What the task requires – Comb through the entries for "this" and pull out each line that holds it.

----------

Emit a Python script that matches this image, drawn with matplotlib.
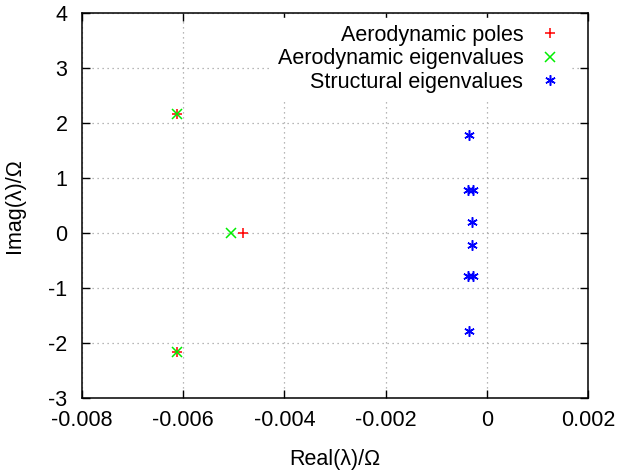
import matplotlib
matplotlib.use("Agg")
import matplotlib.pyplot as plt

# ---------- Data ----------
aero_poles_re = [-0.00612, -0.00612, -0.00482]
aero_poles_im = [2.16, -2.16, 0.0]

aero_eig_re = [-0.00612, -0.00612, -0.00505]
aero_eig_im = [2.16, -2.16, 0.0]

struct_re = [-0.00035, -0.00037, -0.00027, -0.00029, -0.00029,
             -0.00037, -0.00027, -0.00035]
struct_im = [1.78, 0.78, 0.78, 0.20, -0.22, -0.78, -0.78, -1.78]

x_ticks = [-0.008, -0.006, -0.004, -0.002, 0, 0.002]
x_ticklabels = ["-0.008", "-0.006", "-0.004", "-0.002", "0", "0.002"]
y_ticks = [-3, -2, -1, 0, 1, 2, 3, 4]

plt.rcParams["font.family"] = ["Liberation Sans", "DejaVu Sans"]
FS = 15.5

W, H = 624, 476
L, R, T, B = 82, 588, 13, 398
fig = plt.figure(figsize=(W / 100, H / 100), dpi=100)
ax = fig.add_axes([L / W, 1 - B / H, (R - L) / W, (B - T) / H])

ax.plot(aero_poles_re, aero_poles_im, linestyle="none", marker="+",
        color="#ff0000", markersize=7.5, markeredgewidth=1.1,
        label="Aerodynamic poles")
ax.plot(aero_eig_re, aero_eig_im, linestyle="none", marker="x",
        color="#00ee00", markersize=6.5, markeredgewidth=1.1,
        label="Aerodynamic eigenvalues")
ax.plot(struct_re, struct_im, linestyle="none", marker=(6, 2, 0),
        color="#0000ff", markersize=7.5, markeredgewidth=1.1,
        label="Structural eigenvalues")

ax.set_xlim(-0.008, 0.002)
ax.set_ylim(-3, 4)
ax.set_xticks(x_ticks)
ax.set_xticklabels(x_ticklabels)
ax.set_yticks(y_ticks)
ax.set_yticklabels([str(v) for v in y_ticks])

ax.tick_params(direction="in", top=True, right=True, length=6,
               width=1, labelsize=FS)
ax.tick_params(axis="x", pad=9)
ax.tick_params(axis="y", pad=10.5)
ax.grid(True, linestyle=(0, (1, 3)), color="#a0a0a0", linewidth=0.9)
ax.set_axisbelow(True)
for s in ax.spines.values():
    s.set_linewidth(1.1)

ax.set_xlabel("Real(λ)/Ω", fontsize=FS)
ax.set_ylabel("Imag(λ)/Ω", fontsize=FS)
ax.xaxis.set_label_coords(0.5, (B - 449) / (B - T))
ax.yaxis.set_label_coords((25 - L) / (R - L), 0.5)

leg = ax.legend(loc="upper right", bbox_to_anchor=(1 - 13 / (R - L), 1),
                markerfirst=False, fontsize=FS,
                frameon=True, fancybox=False, edgecolor="white",
                framealpha=1, borderpad=0.3, labelspacing=0.12,
                handletextpad=0.65, handlelength=1.2, borderaxespad=0.25)
for t in leg.get_texts():
    t.set_ha("right")
leg._legend_box.align = "right"

fig.savefig("out.png", dpi=100)
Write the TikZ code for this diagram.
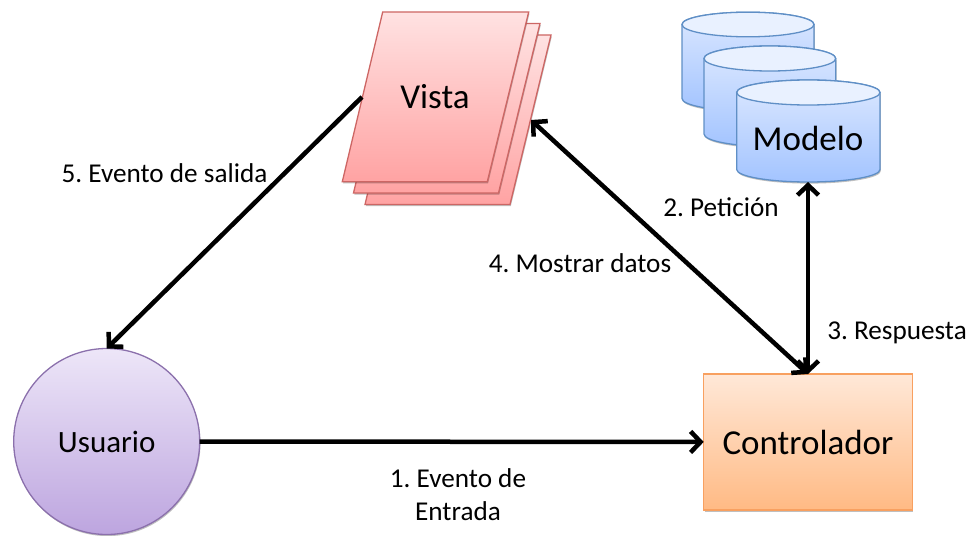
\documentclass[tikz,border=0pt]{standalone}
\usepackage{fontspec}
\setmainfont{Carlito}
\usetikzlibrary{arrows.meta,shadows}
\definecolor{pinkB}{HTML}{CD6664}
\definecolor{pinkT}{HTML}{FFE2E2}
\definecolor{pinkD}{HTML}{FFA3A3}
\definecolor{blueB}{HTML}{5F8FC6}
\definecolor{blueT}{HTML}{DCE8FF}
\definecolor{blueD}{HTML}{A3C4FF}
\definecolor{blueL}{HTML}{E9F1FF}
\definecolor{purpB}{HTML}{8B70AC}
\definecolor{purpT}{HTML}{EDE6F8}
\definecolor{purpM}{HTML}{DFCEEC}
\definecolor{purpD}{HTML}{BDA5DF}
\definecolor{orB}{HTML}{F8A060}
\definecolor{orT}{HTML}{FFE8D8}
\definecolor{orD}{HTML}{FFBA84}
\tikzset{
  softshadow/.style={drop shadow={shadow xshift=0.8pt,shadow yshift=-1.6pt,opacity=.25,fill=black}},
  sheetA/.style={draw=pinkB,line width=1.3pt,top color=pinkT,bottom color=pinkD,softshadow},
  cylbody/.style={draw=blueB,line width=1.3pt,top color=blueT,bottom color=blueD,softshadow},
  cyltop/.style={draw=blueB,line width=1.3pt,fill=blueL},
  big/.style={font=\fontsize{35}{40}\selectfont,inner sep=0pt},
  mid/.style={font=\fontsize{31}{36}\selectfont,inner sep=0pt},
  lab/.style={font=\fontsize{27.2}{33}\selectfont\frenchspacing,inner sep=0pt,align=center},
  link/.style={line width=4.5pt,black,-{Straight Barb[length=10pt,width=21pt,line width=4.5pt]}},
  dlink/.style={line width=4.5pt,black,{Straight Barb[length=10pt,width=21pt,line width=4.5pt]}-{Straight Barb[length=10pt,width=21pt,line width=4.5pt]}}
}
\newcommand{\dbcyl}[5]{% left, right, top centre y, y radius, bottom centre y
  \pgfmathsetmacro{\cmx}{(#1+#2)/2}
  \pgfmathsetmacro{\ckx}{.5523*(#2-#1)/2}
  \pgfmathsetmacro{\cky}{.5523*#4}
  \pgfmathsetmacro{\cu}{#3-#4}
  \pgfmathsetmacro{\cd}{#3+#4}
  \pgfmathsetmacro{\cb}{#5+#4}
  \path[cylbody] (#1,#3) -- (#1,#5)
    .. controls (#1,#5+\cky) and (\cmx-\ckx,\cb) .. (\cmx,\cb)
    .. controls (\cmx+\ckx,\cb) and (#2,#5+\cky) .. (#2,#5)
    -- (#2,#3)
    .. controls (#2,#3-\cky) and (\cmx+\ckx,\cu) .. (\cmx,\cu)
    .. controls (\cmx-\ckx,\cu) and (#1,#3-\cky) .. (#1,#3) -- cycle;
  \path[cyltop] (#1,#3)
    .. controls (#1,#3-\cky) and (\cmx-\ckx,\cu) .. (\cmx,\cu)
    .. controls (\cmx+\ckx,\cu) and (#2,#3-\cky) .. (#2,#3)
    .. controls (#2,#3+\cky) and (\cmx+\ckx,\cd) .. (\cmx,\cd)
    .. controls (\cmx-\ckx,\cd) and (#1,#3+\cky) .. (#1,#3) -- cycle;
}
\begin{document}
\begin{tikzpicture}[x=1pt,y=-1pt]
\useasboundingbox (0,0) rectangle (971,535);
% Vista sheets
\path[sheetA] (405,35) -- (551,35) -- (510,204.5) -- (365,204.5) -- cycle;
\path[sheetA] (394,23.5) -- (540,23.5) -- (498.5,193) -- (353.5,193) -- cycle;
\path[sheetA] (382.7,12) -- (528.7,12) -- (487.3,181.7) -- (342.3,181.7) -- cycle;
\node[big] (vista) at (435,97) {Vista};
\coordinate (vistaL) at (362,97);
\coordinate (vistaR) at (531,120);
% Modelo cylinders
\dbcyl{682}{814}{24.5}{12.3}{98.5}
\dbcyl{704}{835.7}{58.5}{12.5}{134}
\dbcyl{736.7}{880}{92.5}{12.5}{169.5}
\node[big] (modelo) at (808,138) {Modelo};
\coordinate (modeloS) at (808,182);
% Usuario
\node[circle,draw=purpB,line width=1.3pt,minimum size=186pt,inner sep=0pt,outer sep=0pt,
  top color=purpT,middle color=purpM,bottom color=purpD,
  mid,softshadow] (usuario) at (106.7,441.5) {Usuario};
% Controlador
\node[draw=orB,line width=1.3pt,minimum width=208.6pt,minimum height=136pt,inner sep=0pt,outer sep=0pt,
  top color=orT,bottom color=orD,big,softshadow] (ctrl) at (808,442) {Controlador};
% Connectors
\draw[link] (usuario) -- (ctrl);
\draw[link] (vistaL) -- (usuario.north);
\draw[dlink] (ctrl.north) -- (vistaR);
\draw[dlink] (modeloS) -- (ctrl.north);
% Labels
\node[lab] (l5) at (164.5,173) {5. Evento de salida};
\node[lab] (l4) at (580,263) {4. Mostrar datos};
\node[lab] (l2) at (721,207) {2. Petición};
\node[lab] (l3) at (897,333) {3. Respuesta};
\node[lab] (l1) at (458,495) {1. Evento de\\Entrada};
\end{tikzpicture}
\end{document}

----------

Finished answer –
Emit a Python script that matches this image, drawn with matplotlib.
Write the TikZ code for this diagram.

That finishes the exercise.